A realistic operating scenario: from signed deal to invoice-ready delivery
Imagine a professional services firm delivering cybersecurity advisory and managed services. A deal closes in CRM with a signed statement of work, negotiated rate card, and phased delivery schedule. Workflow orchestration pushes approved contract metadata into the ERP and PSA environment, creates the project structure, validates tax and legal entities, and opens a staffing request based on required skills and geography.
Once resources are assigned, consultants receive project codes and policy-driven time-entry prompts. Expenses above threshold route to delivery and finance approvers. If the client requests a scope change, the workflow creates a change order record, updates forecast margin, and pauses non-billable work until approval is complete. At billing cycle close, the ERP assembles invoice candidates from approved time, milestone completion, and contract rules, while finance reviews only exceptions rather than every line item.
Leadership gains operational visibility into backlog, utilization, work-in-progress, invoice readiness, and margin variance through process intelligence dashboards. The result is not simply faster administration. It is a more controlled and scalable service delivery system.
Executive recommendations for implementation and governance
- Start with value-stream mapping across sales handoff, project activation, staffing, time capture, billing, and close rather than automating isolated tasks.
- Define enterprise workflow standards for approvals, exception routing, master data ownership, and audit requirements before selecting automation patterns.
- Use middleware and API governance to decouple workflow logic from individual applications and support cloud ERP modernization.
- Instrument workflows with process intelligence metrics such as cycle time, exception rate, rework volume, invoice latency, and margin leakage.
- Apply AI-assisted automation selectively in forecasting, anomaly detection, and prioritization where human oversight remains explicit.
- Establish an automation governance board spanning IT, finance, delivery operations, and enterprise architecture to manage change and scalability.

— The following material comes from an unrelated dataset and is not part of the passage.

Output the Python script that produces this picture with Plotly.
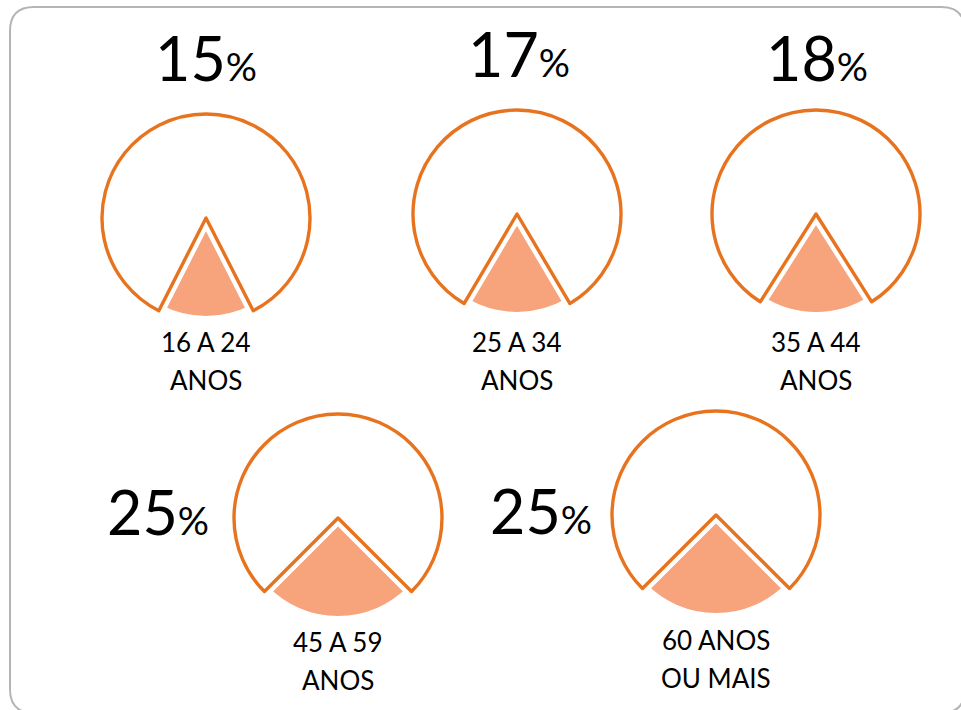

Measuring ROI and understanding the tradeoffs
The ROI of professional services ERP automation should be measured across both efficiency and control. Typical value areas include faster project activation, reduced billing cycle time, lower manual reconciliation effort, improved utilization visibility, fewer revenue leakage events, stronger policy compliance, and more reliable forecasting. These gains are especially meaningful in firms where small margin improvements compound across large delivery portfolios.
However, leaders should expect tradeoffs. Standardization can expose legacy process exceptions that business units want to preserve. Middleware modernization requires disciplined data governance. API governance may initially slow ad hoc integration requests. AI-assisted workflows require model oversight and change management. These are not reasons to delay transformation; they are indicators that enterprise automation must be governed as operational infrastructure.
For SysGenPro clients, the strategic opportunity is to build an enterprise automation operating model that connects ERP, workflow orchestration, process intelligence, and integration architecture into a single service delivery modernization program. That is how professional services firms move from fragmented coordination to standardized, resilient, and scalable operations.